Campylobacter jejuni is a common inhabitant of the intestinal tract of chickens, which are therefore an important reservoir of human infection. Dr. DiRita and his research team developed and applied many genetic and molecular tools to study key traits of C. jejuni. In a screen for mutants defective in chick colonization they identified genes encoding a system of protein glycosylation, and regulatory genes that may control the levels of important second messenger signals in the microbe during host colonization. They analyzed the early events in chicken innate immune recognition of C. jejuni, with the goal of understanding how this human pathogen can establish a long-term, benign association with chickens. A major aim of this work is to uncover knowledge about key traits needed for chick colonization, and to translate that into methods for controlling infection of this important food source.
The Oral Immunology/Microbiology Research Group (OIMRG) had its first meeting in 1991. It was founded as a means of promoting intimate, collegial interaction and collaboration among researchers interested in the immunology and microbiology of the oral cavity, particularly as related to oral diseases (dental caries and periodontal disease). The OIMRG is currently comprised of 174 investigators representing forty-eight universities, research centers, and commercial organizations in the U.S. and abroad.
The OIMRG convenes annually for a meeting that consists of three scientific sessions, each focusing on a distinct area of oral immunology and microbiology. It is primarily, but not exclusively, through the annual meeting that the objectives of the OIMRG are achieved. These objectives include the following:
- To foster interaction and collaboration among scientists interested in oral immunology and microbiology;
- To promote information exchange and collaboration between academicians and their colleagues in the private sector who are engaged in basic and clinical studies pertaining to oral health and disease;
- To provide a forum through which new independent investigators establish contact with representatives of federal and non-federal agencies which may be potential sources of funding for future studies.
The annual meeting of the OIMRG is also known as the Mark Wilson Conference, named in honor of its founder the late Mark Wilson, 1950–2000. The meeting is consistently held over a long weekend during late January or early February. The 23rd annual meeting of the OIMRG is scheduled for February 8–11, 2013 at the Conrad San Juan Condado Plaza, San Juan, Puerto Rico.

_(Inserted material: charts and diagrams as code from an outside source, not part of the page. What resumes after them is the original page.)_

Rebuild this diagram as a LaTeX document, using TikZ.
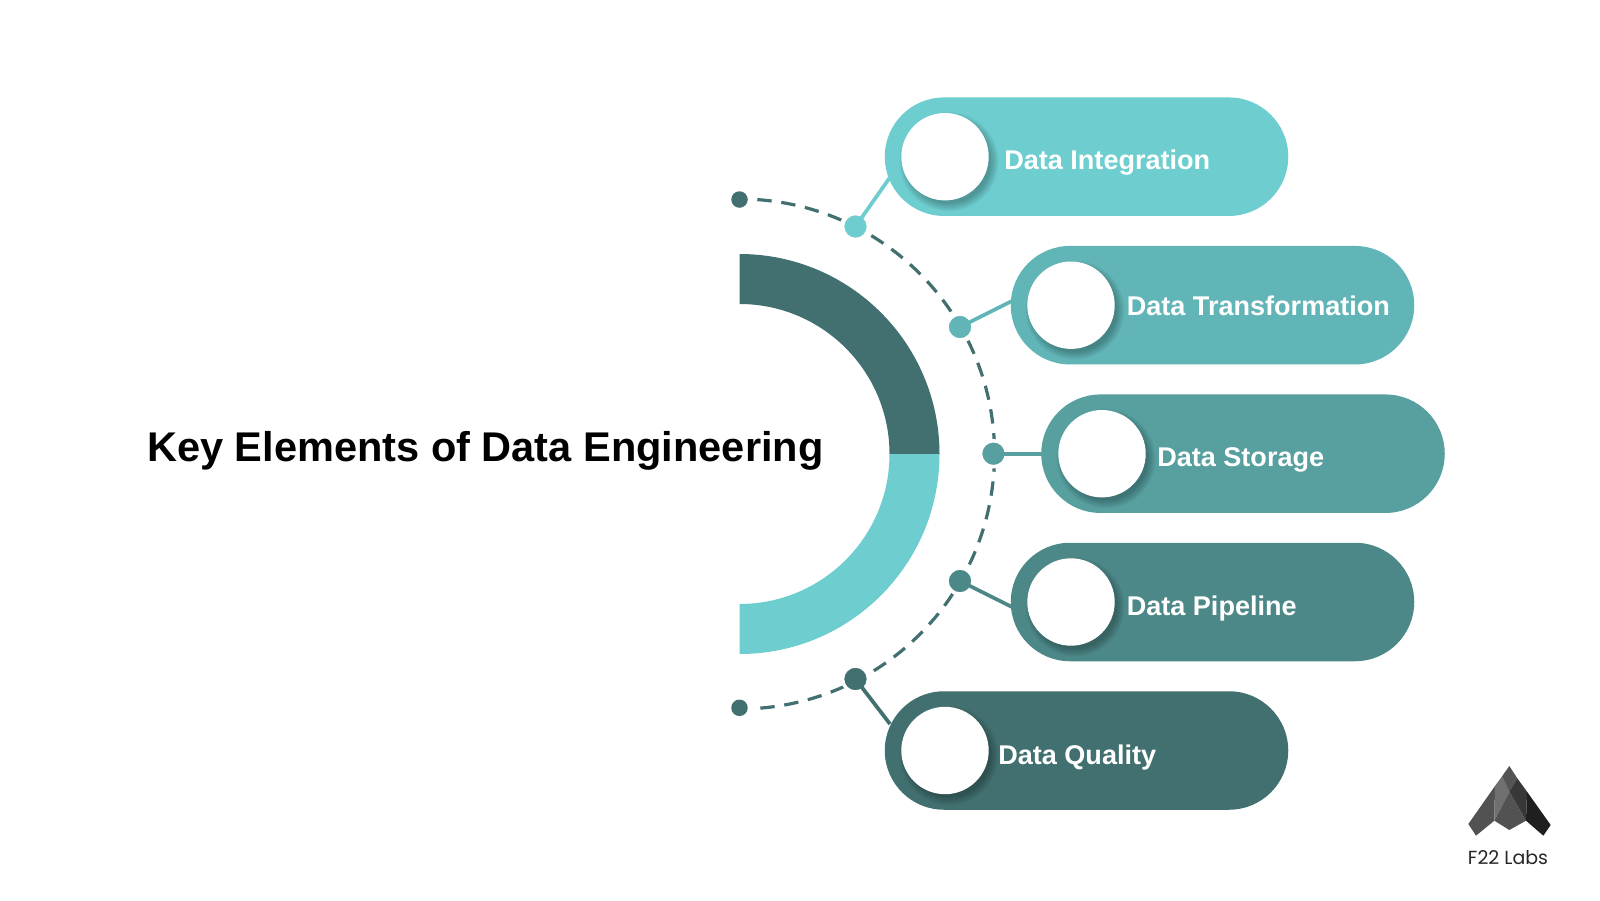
\documentclass[tikz,border=0pt]{standalone}
\usepackage{fontspec}
\setmainfont{Liberation Sans}
\newfontfamily\logofont{Poppins}
\usetikzlibrary{shapes.misc,calc}
\definecolor{cA}{HTML}{6DCDCF}
\definecolor{cB}{HTML}{62B5B7}
\definecolor{cC}{HTML}{589FA0}
\definecolor{cD}{HTML}{4D8888}
\definecolor{cE}{HTML}{427070}
\tikzset{
  pill/.style={rounded rectangle,fill=#1,draw=none,inner sep=0pt,minimum width=403.5*0.75pt,minimum height=118.5*0.75pt},
  icon/.style={circle,fill=white,draw=none,inner sep=0pt,minimum size=87.4*0.75pt},
  dotbig/.style={circle,fill=#1,draw=white,line width=2.6pt,inner sep=0pt,minimum size=26*0.75pt},
  dotend/.style={circle,fill=cE,draw=none,inner sep=0pt,minimum size=16.5*0.75pt},
  link/.style={draw=#1,line width=2.8pt},
  lab/.style={text=white,font=\bfseries\fontsize{20.3}{24}\selectfont,anchor=base west,inner sep=0pt},
  arcdash/.style={draw=cE,line width=2.4pt,dash pattern=on 10.8pt off 7.3pt},
  softlayer/.style={black,opacity=0.028}
}
\newcommand{\softshadow}[1]{%
  \foreach \k in {0,1,...,9}{\fill[softlayer] ($(#1)+(4,5)$) circle[radius=(41.5+\k*0.9)*0.75pt];}}
\begin{document}
\begin{tikzpicture}[x=0.75pt,y=-0.75pt]
\useasboundingbox (0,0) rectangle (1600,900);
\fill[white] (0,0) rectangle (1600,900);
\coordinate (ringc) at (739.5,454);
% half ring
\fill[cE] (ringc)++(0,-200) arc[start angle=90,end angle=0,radius=150pt] -- ++(-50,0) arc[start angle=0,end angle=90,radius=112.5pt] -- cycle;
\fill[cA] (ringc)++(200,0) arc[start angle=0,end angle=-90,radius=150pt] -- ++(0,-50) arc[start angle=-90,end angle=0,radius=112.5pt] -- cycle;
% dashed arc
\draw[arcdash] (ringc)++(17.8,-254.4) arc[start angle=86,end angle=-86,radius=191.25pt];
% pills
\node[pill=cA] (p1) at (1086.5,156.7) {};
\node[pill=cB] (p2) at (1212.5,305.2) {};
\node[pill=cC] (p3) at (1243,453.7) {};
\node[pill=cD] (p4) at (1212.5,602) {};
\node[pill=cE] (p5) at (1086.5,750.5) {};
% icons with soft shadows
\softshadow{945,156.7}
\softshadow{1071,305.2}
\softshadow{1102,453.7}
\softshadow{1071,602}
\softshadow{945,750.5}
\node[icon] (i1) at (945,156.7) {};
\node[icon] (i2) at (1071,305.2) {};
\node[icon] (i3) at (1102,453.7) {};
\node[icon] (i4) at (1071,602) {};
\node[icon] (i5) at (945,750.5) {};
% dots
\node[dotend] (e1) at (739.5,199.5) {};
\node[dotend] (e2) at (739.5,707.8) {};
\node[dotbig=cA] (d1) at (855.5,226.5) {};
\node[dotbig=cB] (d2) at (960,327) {};
\node[dotbig=cC] (d3) at (993.5,453.7) {};
\node[dotbig=cD] (d4) at (960,581) {};
\node[dotbig=cE] (d5) at (855.5,679) {};
% connector ends
\coordinate (c1) at (889.5,178);
\coordinate (c2) at (1012,301);
\coordinate (c3) at (1042,453.7);
\coordinate (c4) at (1012,607);
\coordinate (c5) at (890,724);
\draw[link=cA] (d1.center) -- (c1);
\draw[link=cB] (d2.center) -- (c2);
\draw[link=cC] (d3.center) -- (c3);
\draw[link=cD] (d4.center) -- (c4);
\draw[link=cE] (d5.center) -- (c5);
% labels
\node[lab] (t1) at (1004,169) {Data Integration};
\node[lab] (t2) at (1126.5,315) {Data Transformation};
\node[lab] (t3) at (1157,466) {Data Storage};
\node[lab] (t4) at (1126.5,615) {Data Pipeline};
\node[lab] (t5) at (998,764) {Data Quality};
\node[anchor=base west,inner sep=0pt,font=\bfseries\fontsize{31.15}{36}\selectfont] (title) at (147,461) {Key Elements of Data Engineering};
% logo
\begin{scope}[shift={(1440,750)},x=0.25pt,y=-0.25pt]
\fill[black!68] (85,222) -- (165,108) -- (163,212) -- (108,257) -- cycle;
\fill[black!56] (165,108) -- (186,79) -- (208,125) -- (163,212) -- cycle;
\fill[black!67] (208,48) -- (232,85) -- (208,125) -- (186,79) -- cycle;
\fill[black!68] (208,125) -- (258,212) -- (208,240) -- (163,212) -- cycle;
\fill[black!78] (232,85) -- (261,125) -- (258,212) -- (208,125) -- cycle;
\fill[black!88] (261,125) -- (332,225) -- (310,257) -- (258,212) -- cycle;
\end{scope}
\node[anchor=base,inner sep=0pt,text=black!85,font=\logofont\fontsize{14.2}{18}\selectfont] (logo) at (1508,864) {F22 Labs};
\end{tikzpicture}
\end{document}
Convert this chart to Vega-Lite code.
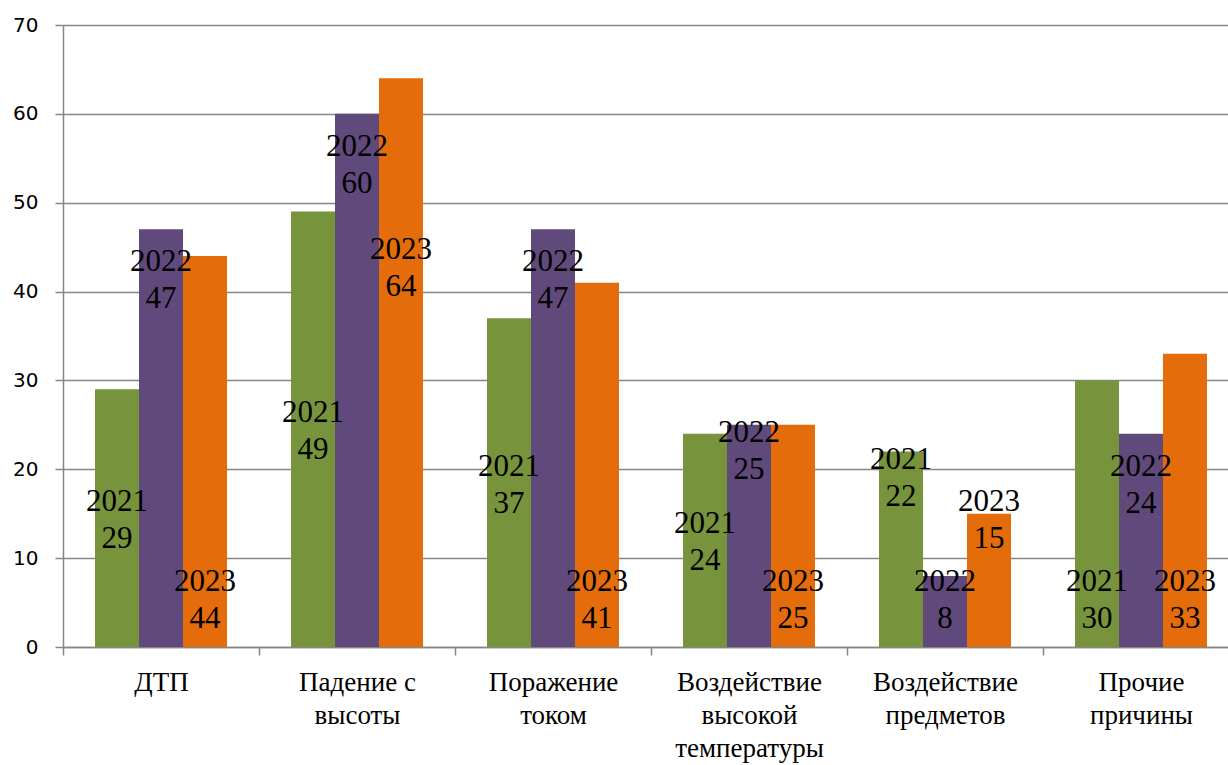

The scientific sessions run from 8:00 a.m.–12:00 p.m. Saturday, Sunday, and Monday. This year’s topics are:
- Saturday: Pathogenic Mechanisms Utilized by Oral Pathogens
- Sunday: Microbial & Host Factors in Disease
- Monday: Host Response to Oral Pathogens
Each session begins with a keynote address by an invited lecturer. Small group breakout sessions for continuing scientific discussions from the morning are held in the afternoons.
The meeting starts on a Friday evening with a reception. Breakfast is served prior to each session. A dinner banquet is held on Sunday evening. All meals (reception, three breakfasts, and dinner banquet) are included in the registration fee and registrants are welcome to bring one guest to each meal. Additional guests are welcome at an additional charge, which must be paid at the time of conference registration.
Meeting director: Ann Progulske-Fox, Ph.D.